### Given entries
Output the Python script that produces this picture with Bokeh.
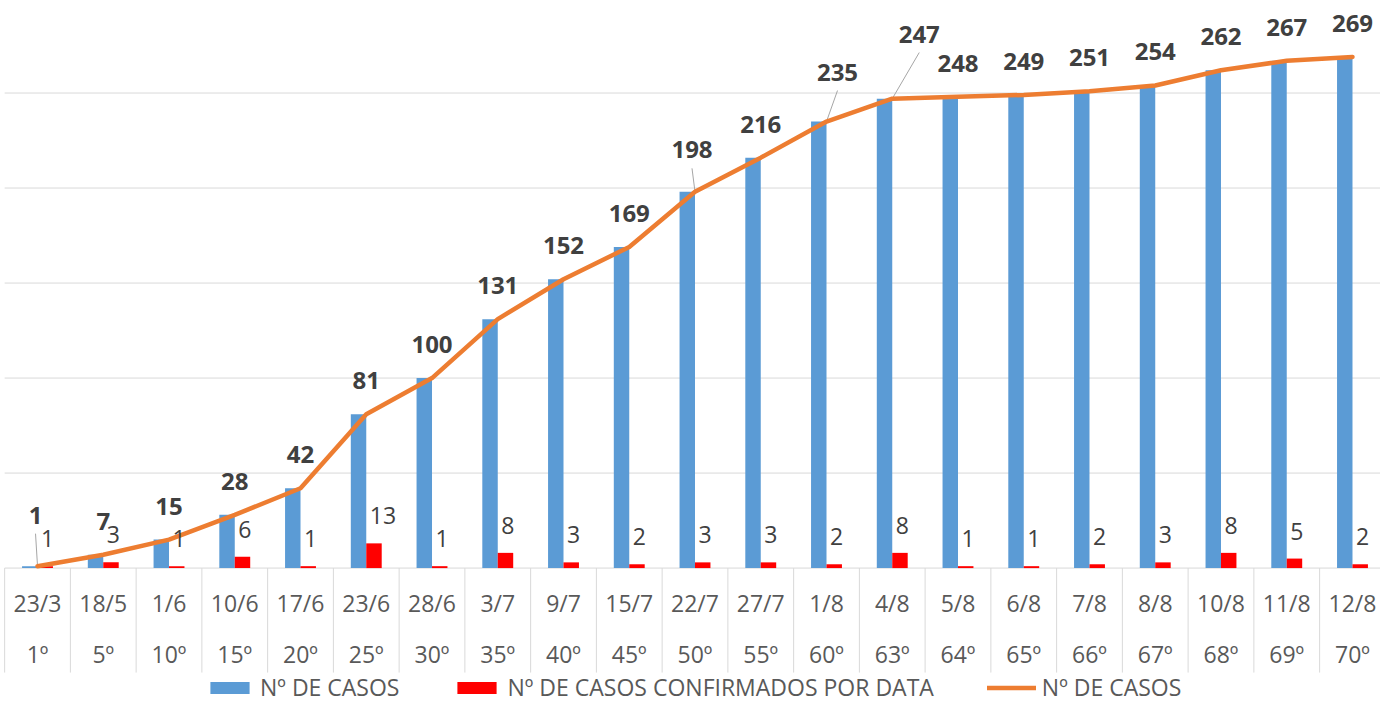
from bokeh.plotting import figure
from bokeh.models import ColumnDataSource, Range1d, Legend, LegendItem
from bokeh.core.properties import value
from bokeh.embed import file_html
from bokeh.resources import INLINE

# ---------------- data ----------------
dates = ["23/3", "18/5", "1/6", "10/6", "17/6", "23/6", "28/6", "3/7", "9/7", "15/7", "22/7",
         "27/7", "1/8", "4/8", "5/8", "6/8", "7/8", "8/8", "10/8", "11/8", "12/8"]
days = ["1º", "5º", "10º", "15º", "20º", "25º", "30º", "35º", "40º", "45º", "50º",
        "55º", "60º", "63º", "64º", "65º", "66º", "67º", "68º", "69º", "70º"]
cumulative = [1, 7, 15, 28, 42, 81, 100, 131, 152, 169, 198, 216, 235, 247, 248, 249, 251, 254, 262, 267, 269]
daily = [1, 3, 1, 6, 1, 13, 1, 8, 3, 2, 3, 3, 2, 8, 1, 1, 2, 3, 8, 5, 2]
grid_values = [0, 50, 100, 150, 200, 250]
series_name = "Nº DE CASOS"
daily_name = "Nº DE CASOS CONFIRMADOS POR DATA"

# ---------------- layout / style ----------------
W, H = 1380, 704
X0, X1 = -0.563, 20.426
Y0, Y1 = -71.8, 298.7
PXX = W / (X1 - X0)
PXY = H / (Y1 - Y0)
BAR_W = 0.235
BLUE, RED, ORANGE = "#5B9BD5", "#FF0000", "#ED7D31"
GRID = "#D9D9D9"
FONT = value("Open Sans")

n = len(dates)
idx = list(range(n))

# label nudges in pixels (dx, up) for the cumulative labels
default_nudge = (0, 33.5)
nudges = {0: (-2, 51), 10: (-3, 42), 12: (11, 49.5), 13: (27, 64.7)}
lab_dx = [nudges.get(i, default_nudge)[0] for i in idx]
lab_dy = [-nudges.get(i, default_nudge)[1] for i in idx]

src = ColumnDataSource(dict(
    x=idx,
    xb=[i - BAR_W / 2 for i in idx],
    xr=[i + BAR_W / 2 for i in idx],
    cum=cumulative,
    daily=daily,
    cum_txt=[str(v) for v in cumulative],
    daily_txt=[str(v) for v in daily],
    dx=lab_dx,
    dy=lab_dy,
    dates=dates,
    days=days,
))

p = figure(width=W, height=H, x_range=Range1d(X0, X1), y_range=Range1d(Y0, Y1),
           x_axis_type=None, y_axis_type=None, output_backend="svg",
           toolbar_location=None, min_border=0)
p.grid.visible = False
p.outline_line_color = None
p.background_fill_color = "white"
p.border_fill_color = "white"

# gridlines (limited to the category area)
p.segment(x0=[-0.5] * len(grid_values), x1=[n - 0.5] * len(grid_values),
          y0=grid_values, y1=grid_values, line_color=GRID, line_width=1)

# category table separators
bounds = [i - 0.5 for i in range(n + 1)]
p.segment(x0=bounds, x1=bounds, y0=[0] * len(bounds), y1=[-55] * len(bounds),
          line_color=GRID, line_width=1)

# bars
rb = p.vbar(x="xb", top="cum", width=BAR_W, source=src, fill_color=BLUE, line_color=None)
rr = p.vbar(x="xr", top="daily", width=BAR_W, source=src, fill_color=RED, line_color=None)

# leader lines for moved labels
lx0, ly0, lx1, ly1 = [], [], [], []
for i, (dx, up) in nudges.items():
    lx0.append(i + dx / PXX)
    ly0.append(cumulative[i] + (up - 18.5) / PXY)
    lx1.append(i)
    ly1.append(cumulative[i])
p.segment(x0=lx0, y0=ly0, x1=lx1, y1=ly1, line_color="#A6A6A6", line_width=1)

# line
rl = p.line(x="x", y="cum", source=src, line_color=ORANGE, line_width=4.5,
            line_cap="round", line_join="round")

# labels
p.text(x="x", y="cum", text="cum_txt", source=src, x_offset="dx", y_offset="dy",
       text_align="center", text_baseline="middle", text_font=FONT,
       text_font_size="24px", text_font_style="bold", text_color="#404040")
p.text(x="x", y="daily", text="daily_txt", source=src, x_offset=3.5, y_offset=-27.5,
       text_align="left", text_baseline="middle", text_font=FONT,
       text_font_size="23px", text_color="#404040")

# category labels
p.text(x="x", y=-18.4, text="dates", source=src, text_align="center", text_baseline="middle",
       text_font=FONT, text_font_size="23px", text_color="#595959")
p.text(x="x", y=-45.3, text="days", source=src, text_align="center", text_baseline="middle",
       text_font=FONT, text_font_size="23px", text_color="#595959")

legend = Legend(items=[LegendItem(label=series_name, renderers=[rb]),
                       LegendItem(label=daily_name, renderers=[rr]),
                       LegendItem(label=series_name, renderers=[rl])],
                orientation="horizontal", location=(205, 1),
                glyph_width=49, glyph_height=15, spacing=53, label_standoff=6,
                padding=0, margin=0, border_line_color=None, background_fill_alpha=0,
                label_text_font="Open Sans", label_text_font_size="23px",
                label_text_color="#595959", label_height=15)
p.add_layout(legend)

open("out.html", "w").write(file_html(p, INLINE))
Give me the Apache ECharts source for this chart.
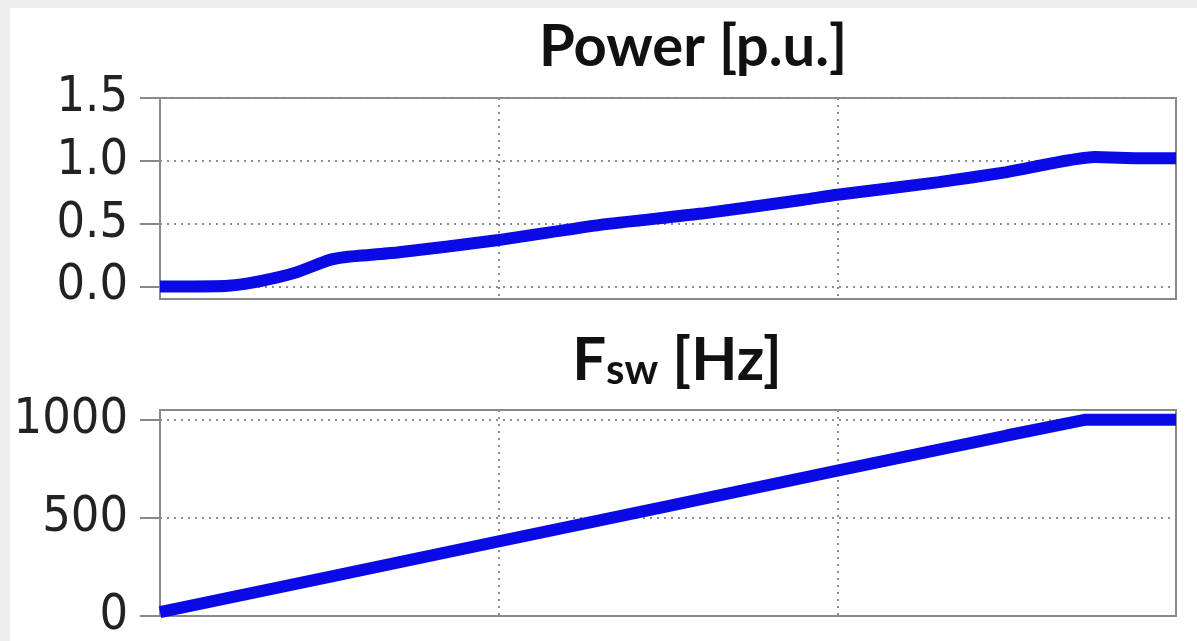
<!DOCTYPE html>
<html>
<head>
<meta charset="utf-8">
<script src="https://cdn.jsdelivr.net/npm/echarts@6/dist/echarts.min.js"></script>
<style>
html,body{margin:0;padding:0;background:#eeeeee;width:1197px;height:641px;overflow:hidden;}
#panel{position:absolute;left:10px;top:8px;width:1187px;height:633px;background:#ffffff;}
#chart{position:absolute;left:0;top:0;width:1197px;height:641px;}
</style>
</head>
<body>
<div id="panel"></div>
<div id="chart"></div>
<script>
// ---- data ----
const powerTitle = 'Power [p.u.]';
const timeTop = [0, 0.1, 0.2, 0.3, 0.4, 0.5, 0.55, 0.7, 1.0, 1.3, 1.6, 1.9, 2.0, 2.3, 2.5, 2.76, 2.9, 3.0];
const powerVals = [0, 0, 0.005, 0.045, 0.11, 0.21, 0.235, 0.27, 0.37, 0.49, 0.58, 0.69, 0.73, 0.83, 0.91, 1.03, 1.02, 1.02];
const timeBottom = [0, 0.5, 1.0, 1.5, 2.0, 2.5, 2.73, 3.0];
const fswVals = [20, 200, 380, 560, 741, 920, 1000, 1000];
const powerTicks = [0, 0.5, 1.0, 1.5];
const fswTicks = [0, 500, 1000];

const LABEL_FONT = "'DejaVu Sans Condensed', 'DejaVu Sans', sans-serif";
const TITLE_FONT = "Lato, 'Open Sans', sans-serif";
const lineColor = '#0a0ae6';

const chart = echarts.init(document.getElementById('chart'), null, {renderer: 'canvas'});

function yAxisCommon(ticks, fmt) {
  return {
    type: 'value',
    axisLine: {show: false},
    axisTick: {show: true, inside: false, length: 20, lineStyle: {color: '#888', width: 2}, customValues: ticks},
    axisLabel: {
      customValues: ticks, margin: 32, fontSize: 50, fontFamily: LABEL_FONT, color: '#222', formatter: fmt
    },
    splitLine: {show: true, lineStyle: {color: '#8e8e8e', width: 2, type: [2, 5]}}
  };
}
function xAxisCommon(gridIndex) {
  return {
    type: 'value', gridIndex: gridIndex, min: 0, max: 3, interval: 1,
    axisLine: {show: false}, axisTick: {show: false}, axisLabel: {show: false},
    splitLine: {show: true, lineStyle: {color: '#8e8e8e', width: 2, type: [2, 5]}}
  };
}

const option = {
  animation: false,
  title: [
    {
      text: powerTitle, left: 688, top: 13, textAlign: 'center',
      textStyle: {fontFamily: TITLE_FONT, fontWeight: 'bold', fontSize: 58, color: '#111'}
    },
    {
      text: '{a|F}{b|sw} {a|[Hz]}', left: 672, top: 326, textAlign: 'center',
      textStyle: {
        fontFamily: TITLE_FONT, fontWeight: 'bold', fontSize: 58, color: '#111',
        rich: {
          a: {fontFamily: TITLE_FONT, fontWeight: 'bold', fontSize: 60, color: '#111', verticalAlign: 'bottom'},
          b: {fontFamily: TITLE_FONT, fontWeight: 'bold', fontSize: 42, color: '#111', verticalAlign: 'bottom'}
        }
      }
    }
  ],
  grid: [
    {left: 160, top: 98, right: 21, height: 201, show: true, borderColor: '#888', borderWidth: 2, backgroundColor: 'transparent'},
    {left: 160, top: 410, right: 21, height: 206, show: true, borderColor: '#888', borderWidth: 2, backgroundColor: 'transparent'}
  ],
  xAxis: [xAxisCommon(0), xAxisCommon(1)],
  yAxis: [
    Object.assign(yAxisCommon(powerTicks, v => Number(v).toFixed(1)), {gridIndex: 0, min: -0.1, max: 1.5}),
    Object.assign(yAxisCommon(fswTicks, v => String(v)), {gridIndex: 1, min: 0, max: 1050})
  ],
  series: [
    {
      type: 'line', xAxisIndex: 0, yAxisIndex: 0, showSymbol: false, smooth: 0.2,
      lineStyle: {color: lineColor, width: 12}, itemStyle: {color: lineColor},
      data: timeTop.map((t, i) => [t, powerVals[i]])
    },
    {
      type: 'line', xAxisIndex: 1, yAxisIndex: 1, showSymbol: false,
      lineStyle: {color: lineColor, width: 12}, itemStyle: {color: lineColor},
      data: timeBottom.map((t, i) => [t, fswVals[i]])
    }
  ]
};
chart.setOption(option);
</script>
</body>
</html>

### Given exercise
Repeat exactly the lines from the first line of the records above through the line containing "from bokeh.resources import INLINE", leaving out the pictures.

### Output of the task
Output the Python script that produces this picture with Bokeh.
from bokeh.plotting import figure
from bokeh.models import ColumnDataSource, Range1d, Legend, LegendItem
from bokeh.core.properties import value
from bokeh.embed import file_html
from bokeh.resources import INLINE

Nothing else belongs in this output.